_DIRECTION_
Repeat only what lies from the line with "Clone this chart in matplotlib." to the line with "geleneksel_err = [0.03, 0.05, 0.03, 0.07, 0.03]", those two lines included, exactly as it stands; omit any images.

_MATERIAL FOR THE TASK_

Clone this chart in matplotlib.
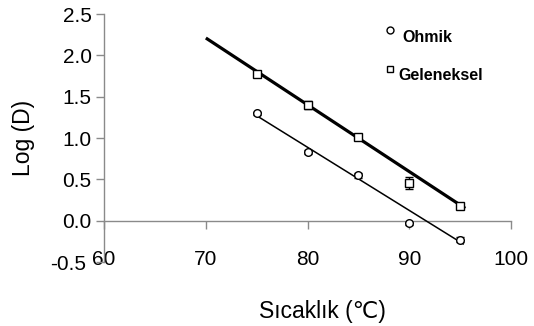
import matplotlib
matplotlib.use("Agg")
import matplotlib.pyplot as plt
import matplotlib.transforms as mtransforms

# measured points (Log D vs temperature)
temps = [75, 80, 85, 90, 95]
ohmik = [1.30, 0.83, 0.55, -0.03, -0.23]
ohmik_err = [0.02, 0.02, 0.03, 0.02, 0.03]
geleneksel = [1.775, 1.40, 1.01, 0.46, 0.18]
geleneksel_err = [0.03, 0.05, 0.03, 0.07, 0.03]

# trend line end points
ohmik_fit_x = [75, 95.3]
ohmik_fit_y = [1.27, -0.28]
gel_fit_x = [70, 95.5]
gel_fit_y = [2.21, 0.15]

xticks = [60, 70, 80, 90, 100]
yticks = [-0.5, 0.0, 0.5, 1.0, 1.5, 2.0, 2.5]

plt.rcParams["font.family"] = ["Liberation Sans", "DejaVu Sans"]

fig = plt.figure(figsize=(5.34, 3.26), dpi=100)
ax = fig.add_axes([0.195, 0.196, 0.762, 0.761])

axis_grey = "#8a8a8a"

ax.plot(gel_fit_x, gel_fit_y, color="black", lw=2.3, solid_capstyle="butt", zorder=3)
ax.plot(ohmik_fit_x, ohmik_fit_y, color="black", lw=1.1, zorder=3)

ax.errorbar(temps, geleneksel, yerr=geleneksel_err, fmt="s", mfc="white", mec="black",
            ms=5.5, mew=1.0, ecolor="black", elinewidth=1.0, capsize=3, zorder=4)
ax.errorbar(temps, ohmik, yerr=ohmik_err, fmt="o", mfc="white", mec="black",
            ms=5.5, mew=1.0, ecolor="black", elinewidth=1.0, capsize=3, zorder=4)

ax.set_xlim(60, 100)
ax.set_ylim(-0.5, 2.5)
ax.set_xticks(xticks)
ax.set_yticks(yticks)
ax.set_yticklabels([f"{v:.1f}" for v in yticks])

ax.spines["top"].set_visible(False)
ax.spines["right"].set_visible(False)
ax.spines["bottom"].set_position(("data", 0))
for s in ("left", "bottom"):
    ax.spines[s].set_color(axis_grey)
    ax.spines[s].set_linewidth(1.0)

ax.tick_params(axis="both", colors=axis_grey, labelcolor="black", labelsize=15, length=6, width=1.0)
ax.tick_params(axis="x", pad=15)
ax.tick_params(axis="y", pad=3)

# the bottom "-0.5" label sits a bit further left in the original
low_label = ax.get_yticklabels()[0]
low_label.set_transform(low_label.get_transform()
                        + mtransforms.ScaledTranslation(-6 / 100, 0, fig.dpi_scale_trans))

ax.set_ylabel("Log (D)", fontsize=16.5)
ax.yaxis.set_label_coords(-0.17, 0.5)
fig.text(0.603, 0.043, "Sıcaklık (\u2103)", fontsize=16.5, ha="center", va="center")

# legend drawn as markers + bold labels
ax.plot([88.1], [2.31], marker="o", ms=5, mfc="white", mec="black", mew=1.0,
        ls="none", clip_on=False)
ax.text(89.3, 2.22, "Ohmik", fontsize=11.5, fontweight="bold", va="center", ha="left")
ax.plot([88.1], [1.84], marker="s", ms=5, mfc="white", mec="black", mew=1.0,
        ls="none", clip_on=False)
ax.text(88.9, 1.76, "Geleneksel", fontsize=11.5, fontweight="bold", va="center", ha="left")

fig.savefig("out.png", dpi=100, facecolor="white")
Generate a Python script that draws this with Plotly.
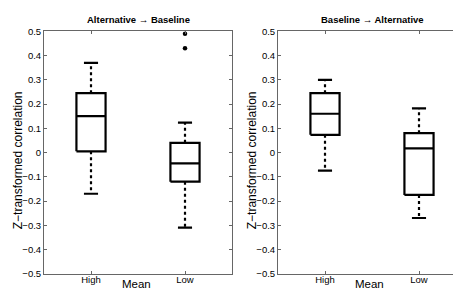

...

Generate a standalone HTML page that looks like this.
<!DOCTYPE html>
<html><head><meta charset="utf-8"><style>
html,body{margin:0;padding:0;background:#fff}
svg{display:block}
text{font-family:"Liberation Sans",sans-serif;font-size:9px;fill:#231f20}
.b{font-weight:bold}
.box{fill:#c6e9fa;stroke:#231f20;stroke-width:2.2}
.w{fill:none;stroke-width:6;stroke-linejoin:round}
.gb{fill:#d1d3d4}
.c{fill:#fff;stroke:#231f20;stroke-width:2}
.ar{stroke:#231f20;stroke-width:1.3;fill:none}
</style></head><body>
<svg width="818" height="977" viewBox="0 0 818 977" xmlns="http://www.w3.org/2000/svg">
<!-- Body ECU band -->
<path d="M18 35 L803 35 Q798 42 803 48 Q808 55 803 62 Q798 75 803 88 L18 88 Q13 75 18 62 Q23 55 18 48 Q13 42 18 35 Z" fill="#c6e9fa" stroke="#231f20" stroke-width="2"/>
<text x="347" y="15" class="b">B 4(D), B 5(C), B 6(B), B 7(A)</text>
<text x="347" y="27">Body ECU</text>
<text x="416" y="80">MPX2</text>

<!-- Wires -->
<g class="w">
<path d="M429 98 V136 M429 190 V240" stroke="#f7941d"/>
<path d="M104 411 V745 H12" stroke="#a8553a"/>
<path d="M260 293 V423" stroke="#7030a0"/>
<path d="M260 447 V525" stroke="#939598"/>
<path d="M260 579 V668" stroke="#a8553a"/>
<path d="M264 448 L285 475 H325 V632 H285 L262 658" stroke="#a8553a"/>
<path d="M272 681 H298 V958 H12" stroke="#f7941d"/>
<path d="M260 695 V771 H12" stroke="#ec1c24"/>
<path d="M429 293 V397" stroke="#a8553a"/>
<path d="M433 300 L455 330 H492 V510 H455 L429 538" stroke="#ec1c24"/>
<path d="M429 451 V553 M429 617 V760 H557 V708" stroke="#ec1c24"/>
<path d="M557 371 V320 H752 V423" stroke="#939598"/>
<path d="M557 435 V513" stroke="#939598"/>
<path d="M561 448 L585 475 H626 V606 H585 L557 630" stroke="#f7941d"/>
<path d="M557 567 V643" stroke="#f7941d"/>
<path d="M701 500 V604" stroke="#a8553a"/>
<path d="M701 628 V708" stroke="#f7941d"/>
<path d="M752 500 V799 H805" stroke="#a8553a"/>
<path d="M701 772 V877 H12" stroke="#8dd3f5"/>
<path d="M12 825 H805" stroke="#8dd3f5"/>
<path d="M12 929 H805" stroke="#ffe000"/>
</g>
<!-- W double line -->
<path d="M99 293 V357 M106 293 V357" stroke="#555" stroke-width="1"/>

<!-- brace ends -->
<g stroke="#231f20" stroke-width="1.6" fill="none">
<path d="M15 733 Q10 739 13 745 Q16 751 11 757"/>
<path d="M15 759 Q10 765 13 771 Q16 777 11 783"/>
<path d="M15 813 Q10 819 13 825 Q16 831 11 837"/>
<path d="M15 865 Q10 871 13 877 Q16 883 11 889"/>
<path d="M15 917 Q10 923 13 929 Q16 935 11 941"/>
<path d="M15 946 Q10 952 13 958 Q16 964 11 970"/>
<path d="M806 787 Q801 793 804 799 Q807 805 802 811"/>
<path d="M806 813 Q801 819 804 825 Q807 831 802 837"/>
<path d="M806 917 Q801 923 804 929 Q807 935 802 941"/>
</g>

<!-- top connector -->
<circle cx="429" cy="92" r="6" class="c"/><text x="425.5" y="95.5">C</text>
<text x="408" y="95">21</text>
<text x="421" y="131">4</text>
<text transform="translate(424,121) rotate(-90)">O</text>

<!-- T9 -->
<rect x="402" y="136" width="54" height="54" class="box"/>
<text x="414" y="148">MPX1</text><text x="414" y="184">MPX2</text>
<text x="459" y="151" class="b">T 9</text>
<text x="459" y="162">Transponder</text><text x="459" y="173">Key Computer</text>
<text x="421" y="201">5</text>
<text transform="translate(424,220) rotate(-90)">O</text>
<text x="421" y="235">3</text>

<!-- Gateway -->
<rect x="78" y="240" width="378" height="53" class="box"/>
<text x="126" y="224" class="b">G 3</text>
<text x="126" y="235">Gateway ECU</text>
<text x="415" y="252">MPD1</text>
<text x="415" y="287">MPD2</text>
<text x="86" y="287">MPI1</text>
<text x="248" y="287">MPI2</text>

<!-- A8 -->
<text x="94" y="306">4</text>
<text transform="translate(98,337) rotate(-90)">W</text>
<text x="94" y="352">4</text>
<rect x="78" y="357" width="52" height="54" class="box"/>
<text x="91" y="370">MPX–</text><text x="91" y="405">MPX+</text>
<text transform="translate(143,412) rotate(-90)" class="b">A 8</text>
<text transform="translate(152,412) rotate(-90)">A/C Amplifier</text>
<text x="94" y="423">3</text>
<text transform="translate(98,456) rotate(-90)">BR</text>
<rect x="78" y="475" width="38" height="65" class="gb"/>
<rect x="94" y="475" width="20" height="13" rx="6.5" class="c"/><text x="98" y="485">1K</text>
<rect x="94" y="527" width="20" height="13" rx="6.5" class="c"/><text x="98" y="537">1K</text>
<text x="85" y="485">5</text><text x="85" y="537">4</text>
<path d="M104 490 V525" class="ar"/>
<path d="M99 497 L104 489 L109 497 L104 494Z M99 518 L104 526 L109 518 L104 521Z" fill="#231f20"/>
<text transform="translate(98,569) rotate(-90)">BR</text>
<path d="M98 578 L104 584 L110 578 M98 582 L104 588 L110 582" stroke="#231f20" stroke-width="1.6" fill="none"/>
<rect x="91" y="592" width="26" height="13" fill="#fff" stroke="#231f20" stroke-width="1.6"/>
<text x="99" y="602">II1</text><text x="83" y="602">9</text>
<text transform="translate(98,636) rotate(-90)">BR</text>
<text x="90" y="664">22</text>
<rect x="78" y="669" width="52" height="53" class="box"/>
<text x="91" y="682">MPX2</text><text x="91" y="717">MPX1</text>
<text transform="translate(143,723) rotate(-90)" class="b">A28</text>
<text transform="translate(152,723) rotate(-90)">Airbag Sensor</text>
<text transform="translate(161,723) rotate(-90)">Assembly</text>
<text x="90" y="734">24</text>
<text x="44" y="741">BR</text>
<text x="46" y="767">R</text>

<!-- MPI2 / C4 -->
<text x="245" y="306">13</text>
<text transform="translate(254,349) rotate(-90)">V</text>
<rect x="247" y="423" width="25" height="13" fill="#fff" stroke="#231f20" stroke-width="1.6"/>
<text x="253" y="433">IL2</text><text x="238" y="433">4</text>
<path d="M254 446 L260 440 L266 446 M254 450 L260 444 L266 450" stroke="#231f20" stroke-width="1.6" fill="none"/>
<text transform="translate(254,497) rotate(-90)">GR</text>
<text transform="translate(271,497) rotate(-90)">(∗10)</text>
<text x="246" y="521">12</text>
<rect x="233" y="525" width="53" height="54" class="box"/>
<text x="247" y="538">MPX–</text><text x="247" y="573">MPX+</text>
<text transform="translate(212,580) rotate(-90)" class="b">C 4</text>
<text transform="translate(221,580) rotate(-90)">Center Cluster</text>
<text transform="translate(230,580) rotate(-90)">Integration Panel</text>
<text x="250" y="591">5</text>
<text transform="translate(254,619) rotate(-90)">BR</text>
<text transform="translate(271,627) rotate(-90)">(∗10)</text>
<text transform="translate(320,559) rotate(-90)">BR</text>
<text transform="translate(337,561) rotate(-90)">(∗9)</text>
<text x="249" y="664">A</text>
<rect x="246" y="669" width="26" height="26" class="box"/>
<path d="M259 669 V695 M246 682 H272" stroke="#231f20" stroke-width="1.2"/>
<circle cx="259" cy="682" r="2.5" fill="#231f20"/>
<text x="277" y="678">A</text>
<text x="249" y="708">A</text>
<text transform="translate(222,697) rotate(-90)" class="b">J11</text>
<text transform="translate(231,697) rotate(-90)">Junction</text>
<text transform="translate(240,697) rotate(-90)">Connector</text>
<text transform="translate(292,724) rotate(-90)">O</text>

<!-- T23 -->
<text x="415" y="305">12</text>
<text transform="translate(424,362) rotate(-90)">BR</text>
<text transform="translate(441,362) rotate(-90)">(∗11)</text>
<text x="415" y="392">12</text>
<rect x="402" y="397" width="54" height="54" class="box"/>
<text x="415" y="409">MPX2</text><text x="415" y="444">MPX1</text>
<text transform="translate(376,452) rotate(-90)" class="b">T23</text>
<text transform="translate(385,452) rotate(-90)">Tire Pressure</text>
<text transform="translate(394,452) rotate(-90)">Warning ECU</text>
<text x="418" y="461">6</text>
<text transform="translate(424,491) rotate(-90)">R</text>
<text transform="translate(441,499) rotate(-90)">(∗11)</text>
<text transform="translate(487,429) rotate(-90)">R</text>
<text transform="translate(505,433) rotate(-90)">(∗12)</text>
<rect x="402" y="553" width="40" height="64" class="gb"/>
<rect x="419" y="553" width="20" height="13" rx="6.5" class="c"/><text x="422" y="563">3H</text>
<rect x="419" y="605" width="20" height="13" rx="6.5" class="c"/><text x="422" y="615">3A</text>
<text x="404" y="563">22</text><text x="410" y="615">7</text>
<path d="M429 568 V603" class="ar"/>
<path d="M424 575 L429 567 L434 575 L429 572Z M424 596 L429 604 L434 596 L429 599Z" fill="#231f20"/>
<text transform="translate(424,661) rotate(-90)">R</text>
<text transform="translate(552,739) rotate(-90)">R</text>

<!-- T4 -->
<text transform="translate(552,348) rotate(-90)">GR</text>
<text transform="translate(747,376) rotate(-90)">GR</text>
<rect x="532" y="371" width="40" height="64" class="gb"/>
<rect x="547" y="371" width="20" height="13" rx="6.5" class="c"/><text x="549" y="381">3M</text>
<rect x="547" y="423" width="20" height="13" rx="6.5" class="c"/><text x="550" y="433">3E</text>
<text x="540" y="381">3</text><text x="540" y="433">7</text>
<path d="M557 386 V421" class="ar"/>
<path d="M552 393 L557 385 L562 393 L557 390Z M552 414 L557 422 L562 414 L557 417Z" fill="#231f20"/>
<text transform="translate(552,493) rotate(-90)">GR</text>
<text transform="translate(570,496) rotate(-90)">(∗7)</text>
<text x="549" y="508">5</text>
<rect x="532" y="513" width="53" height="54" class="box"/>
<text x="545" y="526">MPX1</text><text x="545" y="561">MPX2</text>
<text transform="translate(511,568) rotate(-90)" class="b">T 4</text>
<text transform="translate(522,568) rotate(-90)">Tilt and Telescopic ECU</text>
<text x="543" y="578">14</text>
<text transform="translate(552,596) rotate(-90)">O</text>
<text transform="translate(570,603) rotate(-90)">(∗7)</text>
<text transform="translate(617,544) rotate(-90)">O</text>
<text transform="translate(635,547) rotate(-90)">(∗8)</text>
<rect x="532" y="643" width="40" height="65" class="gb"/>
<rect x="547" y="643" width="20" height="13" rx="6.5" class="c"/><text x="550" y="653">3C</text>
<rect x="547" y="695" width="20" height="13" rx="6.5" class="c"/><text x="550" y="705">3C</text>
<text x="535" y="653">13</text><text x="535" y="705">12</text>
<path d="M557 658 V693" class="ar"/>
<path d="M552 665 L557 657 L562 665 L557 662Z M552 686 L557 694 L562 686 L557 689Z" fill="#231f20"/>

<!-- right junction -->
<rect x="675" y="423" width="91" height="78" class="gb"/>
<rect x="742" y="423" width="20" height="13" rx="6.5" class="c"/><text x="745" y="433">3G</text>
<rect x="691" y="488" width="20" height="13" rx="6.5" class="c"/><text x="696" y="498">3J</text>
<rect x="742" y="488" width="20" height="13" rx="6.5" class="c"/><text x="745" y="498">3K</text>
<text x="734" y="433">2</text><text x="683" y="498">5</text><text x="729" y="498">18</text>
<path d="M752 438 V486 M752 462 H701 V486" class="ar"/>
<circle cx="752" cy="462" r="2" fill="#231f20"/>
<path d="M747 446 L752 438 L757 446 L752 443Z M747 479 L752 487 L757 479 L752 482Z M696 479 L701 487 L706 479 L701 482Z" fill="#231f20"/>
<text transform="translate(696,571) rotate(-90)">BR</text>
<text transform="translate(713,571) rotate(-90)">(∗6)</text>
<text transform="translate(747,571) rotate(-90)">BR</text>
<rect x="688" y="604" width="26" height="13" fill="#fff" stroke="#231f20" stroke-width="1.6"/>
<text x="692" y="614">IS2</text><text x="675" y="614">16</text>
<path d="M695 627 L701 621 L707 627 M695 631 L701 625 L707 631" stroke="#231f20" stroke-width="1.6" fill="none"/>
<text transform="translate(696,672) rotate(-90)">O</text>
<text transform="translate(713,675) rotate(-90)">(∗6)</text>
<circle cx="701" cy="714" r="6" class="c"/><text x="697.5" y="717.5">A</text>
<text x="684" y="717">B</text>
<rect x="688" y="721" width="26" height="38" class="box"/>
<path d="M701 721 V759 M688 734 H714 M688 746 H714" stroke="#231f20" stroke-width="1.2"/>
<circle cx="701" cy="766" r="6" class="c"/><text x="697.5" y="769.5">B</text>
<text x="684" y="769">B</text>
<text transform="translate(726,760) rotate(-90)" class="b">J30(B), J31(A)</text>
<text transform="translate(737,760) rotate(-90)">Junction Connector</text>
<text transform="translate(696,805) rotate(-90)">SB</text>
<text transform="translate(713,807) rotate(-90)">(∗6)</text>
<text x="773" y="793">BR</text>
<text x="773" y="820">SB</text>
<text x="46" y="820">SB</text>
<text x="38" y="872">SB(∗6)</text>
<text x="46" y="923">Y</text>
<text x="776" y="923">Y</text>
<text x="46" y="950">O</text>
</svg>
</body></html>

...

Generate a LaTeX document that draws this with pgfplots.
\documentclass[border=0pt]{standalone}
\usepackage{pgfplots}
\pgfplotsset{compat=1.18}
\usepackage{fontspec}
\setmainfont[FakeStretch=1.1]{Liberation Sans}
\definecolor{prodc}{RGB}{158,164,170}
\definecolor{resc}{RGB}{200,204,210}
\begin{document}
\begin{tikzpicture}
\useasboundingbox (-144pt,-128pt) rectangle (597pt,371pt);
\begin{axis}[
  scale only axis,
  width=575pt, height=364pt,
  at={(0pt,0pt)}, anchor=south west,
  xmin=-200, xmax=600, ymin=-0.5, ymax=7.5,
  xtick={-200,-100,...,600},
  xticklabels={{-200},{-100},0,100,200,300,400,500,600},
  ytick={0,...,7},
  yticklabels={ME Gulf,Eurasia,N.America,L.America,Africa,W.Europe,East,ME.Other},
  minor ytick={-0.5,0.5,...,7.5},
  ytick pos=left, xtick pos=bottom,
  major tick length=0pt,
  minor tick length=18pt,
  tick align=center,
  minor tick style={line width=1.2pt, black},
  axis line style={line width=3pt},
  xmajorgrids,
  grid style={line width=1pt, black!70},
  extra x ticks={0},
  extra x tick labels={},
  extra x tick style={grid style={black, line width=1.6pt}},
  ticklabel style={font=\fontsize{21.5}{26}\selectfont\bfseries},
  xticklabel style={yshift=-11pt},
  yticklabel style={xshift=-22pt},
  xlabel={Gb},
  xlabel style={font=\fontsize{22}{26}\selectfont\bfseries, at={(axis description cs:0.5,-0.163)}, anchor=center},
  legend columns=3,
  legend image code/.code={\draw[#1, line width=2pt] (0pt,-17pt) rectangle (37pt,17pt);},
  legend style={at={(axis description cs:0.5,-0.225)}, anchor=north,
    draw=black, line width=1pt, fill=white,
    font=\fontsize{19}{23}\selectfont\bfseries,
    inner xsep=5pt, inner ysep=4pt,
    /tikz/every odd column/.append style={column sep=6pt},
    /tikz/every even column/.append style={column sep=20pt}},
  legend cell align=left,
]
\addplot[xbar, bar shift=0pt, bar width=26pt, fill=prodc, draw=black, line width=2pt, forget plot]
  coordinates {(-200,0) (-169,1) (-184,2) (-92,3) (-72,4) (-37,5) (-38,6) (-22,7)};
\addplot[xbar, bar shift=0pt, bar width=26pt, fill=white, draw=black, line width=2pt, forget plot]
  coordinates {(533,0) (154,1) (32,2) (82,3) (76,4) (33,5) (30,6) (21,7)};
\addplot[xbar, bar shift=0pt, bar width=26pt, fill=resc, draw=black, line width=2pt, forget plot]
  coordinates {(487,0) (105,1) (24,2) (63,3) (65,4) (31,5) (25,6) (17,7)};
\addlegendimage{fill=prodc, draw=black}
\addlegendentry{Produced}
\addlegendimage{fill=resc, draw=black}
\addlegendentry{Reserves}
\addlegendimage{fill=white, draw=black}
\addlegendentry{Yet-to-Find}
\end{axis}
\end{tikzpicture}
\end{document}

_TASK OUTPUT_
Clone this chart in matplotlib.
import matplotlib
matplotlib.use("Agg")
import matplotlib.pyplot as plt
import matplotlib.transforms as mtransforms

# measured points (Log D vs temperature)
temps = [75, 80, 85, 90, 95]
ohmik = [1.30, 0.83, 0.55, -0.03, -0.23]
ohmik_err = [0.02, 0.02, 0.03, 0.02, 0.03]
geleneksel = [1.775, 1.40, 1.01, 0.46, 0.18]
geleneksel_err = [0.03, 0.05, 0.03, 0.07, 0.03]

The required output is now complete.